Mayan structures in Mexico

Speaker: Peter Douglas (’05), California Institute of Technology

Title: “What molecules in mud tell us about the ancient Maya”

Please join us: Tuesday, April 22nd @ 11AM in Edmunds 130

Abstract : The ancient Maya of southeastern Mexico and northern Central America created a highly complex Pre-Columbian civilization, and were also a major cause of regional environmental change. Around 800 A.D. the ancient Maya experienced a major demographic and political collapse whose cause still remains uncertain. Recently, paleoclimate records have suggested that a series of major droughts could have caused societal disruption at this time, but the available data is not fully consistent with archaeological evidence.

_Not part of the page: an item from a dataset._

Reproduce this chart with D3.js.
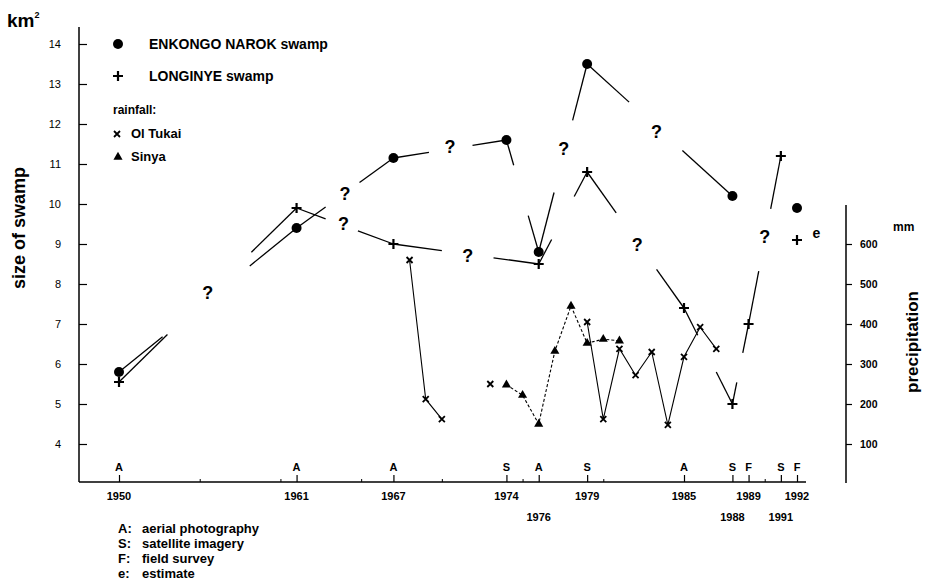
<!DOCTYPE html>
<html>
<head>
<meta charset="utf-8">
<script src="https://cdn.jsdelivr.net/npm/d3@7"></script>
<style>
  body { margin: 0; background: #fff; }
  svg { display: block; font-family: "Liberation Sans", Arial, sans-serif; }
</style>
</head>
<body>
<svg id="chart" width="925" height="585"></svg>
<script>
// swamp size, km2
const enkongoYears = [1950, 1961, 1967, 1974, 1976, 1979, 1988, 1992];
const enkongoSize = [5.8, 9.4, 11.15, 11.6, 8.8, 13.5, 10.2, 9.9];
// unknown stretch of each segment (years), false = not joined
const enkongoGaps = [[1952.7, 1958.1], [1962.8, 1964.9], [1969.2, 1971.9], [1974.45, 1975.35], [1976.95, 1978.1], [1981.6, 1984.9], false];

const longinyeYears = [1950, 1961, 1967, 1976, 1979, 1985, 1988, 1989, 1991, 1992];
const longinyeSize = [5.55, 9.9, 9.0, 8.5, 10.8, 7.4, 5.0, 7.0, 11.2, 9.1];
const longinyeGaps = [[1953.0, 1958.2], [1962.8, 1964.8], [1970.0, 1973.2], [1976.8, 1978.2], [1980.8, 1983.3], [1985.85, 1987.0], [1988.27, 1988.64], [1989.63, 1990.37], false];

// "?" marks
const unknownYears = [1955.5, 1964.0, 1963.9, 1970.5, 1971.6, 1977.55, 1983.3, 1982.1, 1990.0];
const unknownSize = [7.78, 10.25, 9.5, 11.43, 8.7, 11.38, 11.8, 8.98, 9.18];
const estimateYear = 1993.2, estimateSize = 9.28;

// rainfall, mm
const olTukaiYears = [1968, 1969, 1970, 1971, 1972, 1973, 1974, 1975, 1976, 1977, 1978, 1979, 1980, 1981, 1982, 1983, 1984, 1985, 1986, 1987];
const olTukaiMm = [560, 212, 162, null, null, 250, null, null, null, null, null, 405, 162, 338, 272, 330, 148, 318, 392, 338];
const sinyaYears = [1974, 1975, 1976, 1977, 1978, 1979, 1980, 1981];
const sinyaMm = [248, 222, 150, 332, 445, 352, 362, 358];

// survey dates
const surveyYears = [1950, 1961, 1967, 1974, 1976, 1979, 1985, 1988, 1989, 1991, 1992];
const surveyType = ["A", "A", "A", "S", "A", "S", "A", "S", "F", "S", "F"];
const lowerRowYears = [1976, 1988, 1991];
const minorYears = [1955, 1960, 1965, 1970, 1975, 1980, 1990];

const sizeTicks = [4, 5, 6, 7, 8, 9, 10, 11, 12, 13, 14];
const rainTicks = [100, 200, 300, 400, 500, 600];
const codeKeys = ["A:", "S:", "F:", "e:"];
const codeLabels = ["aerial photography", "satellite imagery", "field survey", "estimate"];

const svg = d3.select("#chart");
svg.append("rect").attr("width", 925).attr("height", 585).attr("fill", "#fff");

const x = d3.scaleLinear().domain([1950, 1992]).range([119, 797]);
const ySize = d3.scaleLinear().domain([4, 14]).range([444, 44]);
const yRain = d3.scaleLinear().domain([100, 600]).range([444, 244]);

const leftX = 79, baseY = 482, rightX = 846;

// left axis
svg.append("line").attr("x1", leftX).attr("x2", leftX).attr("y1", 27).attr("y2", baseY)
    .attr("stroke", "#000").attr("stroke-width", 1.5);
const gLeft = svg.append("g").attr("transform", `translate(${leftX},0)`)
    .call(d3.axisRight(ySize).tickValues(sizeTicks).tickSize(8).tickFormat(d3.format("d")))
    .attr("font-family", null).attr("font-size", null);
gLeft.select(".domain").remove();
gLeft.selectAll("line").attr("stroke-width", 1.2);
gLeft.selectAll("text").attr("x", -18).attr("text-anchor", "end").style("font-size", "11px");

// bottom axis
svg.append("line").attr("x1", leftX).attr("x2", 806).attr("y1", baseY).attr("y2", baseY)
    .attr("stroke", "#000").attr("stroke-width", 1.5);
const gMinor = svg.append("g").attr("transform", `translate(0,${baseY})`)
    .call(d3.axisTop(x).tickValues(minorYears).tickSize(3).tickFormat(""));
gMinor.select(".domain").remove();
const gBottom = svg.append("g").attr("transform", `translate(0,${baseY})`)
    .call(d3.axisTop(x).tickValues(surveyYears).tickSize(7).tickFormat(""));
gBottom.select(".domain").remove();
gBottom.selectAll("line").attr("stroke-width", 1.2);

svg.selectAll(".survey").data(surveyYears).join("text")
    .attr("x", d => x(d)).attr("y", 471)
    .attr("text-anchor", "middle").style("font-size", "11px").style("font-weight", "bold")
    .text((d, i) => surveyType[i]);
svg.selectAll(".year").data(surveyYears).join("text")
    .attr("x", d => x(d)).attr("y", d => lowerRowYears.includes(d) ? 521 : 500)
    .attr("text-anchor", "middle").style("font-size", "11px").style("font-weight", "bold")
    .text(d => d);

// right axis
svg.append("line").attr("x1", rightX).attr("x2", rightX).attr("y1", 205).attr("y2", 483)
    .attr("stroke", "#000").attr("stroke-width", 1.5);
const gRight = svg.append("g").attr("transform", `translate(${rightX},0)`)
    .call(d3.axisRight(yRain).tickValues(rainTicks).tickSize(6).tickPadding(8))
    .attr("font-family", null).attr("font-size", null);
gRight.select(".domain").remove();
gRight.selectAll("line").attr("stroke-width", 1.2);
gRight.selectAll("text").style("font-size", "10.5px").style("font-weight", "bold");

// axis titles
const km = svg.append("text").attr("x", 7).attr("y", 27).style("font-size", "19px").style("font-weight", "bold");
km.append("tspan").text("km");
km.append("tspan").attr("dy", -9).style("font-size", "9px").text("2");
svg.append("text").attr("transform", "translate(25,228) rotate(-90)").attr("text-anchor", "middle")
    .style("font-size", "18px").style("font-weight", "bold").text("size of swamp");
svg.append("text").attr("transform", "translate(918,342) rotate(-90)").attr("text-anchor", "middle")
    .style("font-size", "17px").style("font-weight", "bold").text("precipitation");
svg.append("text").attr("x", 893).attr("y", 231).style("font-size", "12px").style("font-weight", "bold").text("mm");

// swamp lines, broken where the size is unknown
function swampPieces(years, vals, gaps) {
    const pieces = [];
    for (let i = 0; i < years.length - 1; i++) {
        const g = gaps[i];
        if (g === false) continue;
        const at = t => [t, vals[i] + (vals[i + 1] - vals[i]) * (t - years[i]) / (years[i + 1] - years[i])];
        const a = [years[i], vals[i]], b = [years[i + 1], vals[i + 1]];
        if (g) {
            pieces.push([a, at(g[0])]);
            pieces.push([at(g[1]), b]);
        } else {
            pieces.push([a, b]);
        }
    }
    return pieces;
}
const swampLine = d3.line().x(d => x(d[0])).y(d => ySize(d[1]));
[[enkongoYears, enkongoSize, enkongoGaps], [longinyeYears, longinyeSize, longinyeGaps]].forEach(s => {
    svg.append("g").selectAll("path").data(swampPieces(...s)).join("path")
        .attr("d", swampLine).attr("fill", "none").attr("stroke", "#000").attr("stroke-width", 1.3);
});

// rainfall lines
const rainLine = d3.line().defined(d => d[1] != null).x(d => x(d[0])).y(d => yRain(d[1]));
svg.append("path").datum(olTukaiYears.map((d, i) => [d, olTukaiMm[i]]))
    .attr("d", rainLine).attr("fill", "none").attr("stroke", "#000").attr("stroke-width", 1.1);
svg.append("path").datum(sinyaYears.map((d, i) => [d, sinyaMm[i]]))
    .attr("d", rainLine).attr("fill", "none").attr("stroke", "#000").attr("stroke-width", 1.1)
    .attr("stroke-dasharray", "3,2");

// markers
const plus = "M-5,0H5M0,-5V5";
const cross = "M-3,-3L3,3M-3,3L3,-3";
const tri = d3.symbol().type(d3.symbolTriangle).size(36)();

svg.selectAll(".olpt").data(olTukaiYears.filter((d, i) => olTukaiMm[i] != null)).join("path")
    .attr("transform", d => `translate(${x(d)},${yRain(olTukaiMm[olTukaiYears.indexOf(d)])})`)
    .attr("d", cross).attr("stroke", "#000").attr("stroke-width", 1.8);
svg.selectAll(".sipt").data(sinyaYears).join("path")
    .attr("transform", (d, i) => `translate(${x(d)},${yRain(sinyaMm[i])})`)
    .attr("d", tri).attr("fill", "#000");
svg.selectAll(".enpt").data(enkongoYears).join("circle")
    .attr("cx", d => x(d)).attr("cy", (d, i) => ySize(enkongoSize[i])).attr("r", 5).attr("fill", "#000");
svg.selectAll(".lopt").data(longinyeYears).join("path")
    .attr("transform", (d, i) => `translate(${x(d)},${ySize(longinyeSize[i])})`)
    .attr("d", plus).attr("stroke", "#000").attr("stroke-width", 2.2);

// question marks and estimate
svg.selectAll(".unk").data(unknownYears).join("text")
    .attr("x", d => x(d)).attr("y", (d, i) => ySize(unknownSize[i])).attr("dy", "0.36em")
    .attr("text-anchor", "middle").style("font-size", "18px").style("font-weight", "bold").text("?");
svg.append("text").attr("x", x(estimateYear)).attr("y", ySize(estimateSize)).attr("dy", "0.35em")
    .attr("text-anchor", "middle").style("font-size", "14px").style("font-weight", "bold").text("e");

// top legend
const leg = svg.append("g");
leg.append("circle").attr("cx", 118).attr("cy", 44).attr("r", 5).attr("fill", "#000");
leg.append("text").attr("x", 149).attr("y", 49).style("font-size", "14px").style("font-weight", "bold").text("ENKONGO NAROK swamp");
leg.append("path").attr("transform", "translate(118,76)").attr("d", plus).attr("stroke", "#000").attr("stroke-width", 2.2);
leg.append("text").attr("x", 149).attr("y", 81).style("font-size", "14px").style("font-weight", "bold").text("LONGINYE swamp");
leg.append("text").attr("x", 113).attr("y", 114).style("font-size", "12px").style("font-weight", "bold").text("rainfall:");
leg.append("path").attr("transform", "translate(117,134)").attr("d", cross).attr("stroke", "#000").attr("stroke-width", 1.8);
leg.append("text").attr("x", 131).attr("y", 138).style("font-size", "13px").style("font-weight", "bold").text("Ol Tukai");
leg.append("path").attr("transform", "translate(118,157)").attr("d", tri).attr("fill", "#000");
leg.append("text").attr("x", 131).attr("y", 161).style("font-size", "13px").style("font-weight", "bold").text("Sinya");

// code legend
const codes = svg.append("g");
codes.selectAll(".k").data(codeKeys).join("text")
    .attr("x", 118).attr("y", (d, i) => 533 + i * 15)
    .style("font-size", "13px").style("font-weight", "bold").text(d => d);
codes.selectAll(".l").data(codeLabels).join("text")
    .attr("x", 142).attr("y", (d, i) => 533 + i * 15)
    .style("font-size", "13px").style("font-weight", "bold").text(d => d);
</script>
</body>
</html>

I will be presenting new data on interactions between the Maya and their environment gathered from the isotopic composition of plant wax biomarkers preserved in lake sediments. Plant wax hydrogen isotope ratios provide a record of past aridity, while plant wax carbon isotope ratios indicate changes in vegetation related to ancient Maya land use. Additionally, the measurement of radiocarbon in plant waxes is critical to determine the chronology of these environmental records, and also indicates changes in soil carbon cycling. Together these isotopic data suggest that the ancient Maya modified their agricultural practices in response to earlier droughts, but that these adaptations could not mitigate more intense and widespread droughts beginning around 800 A.D.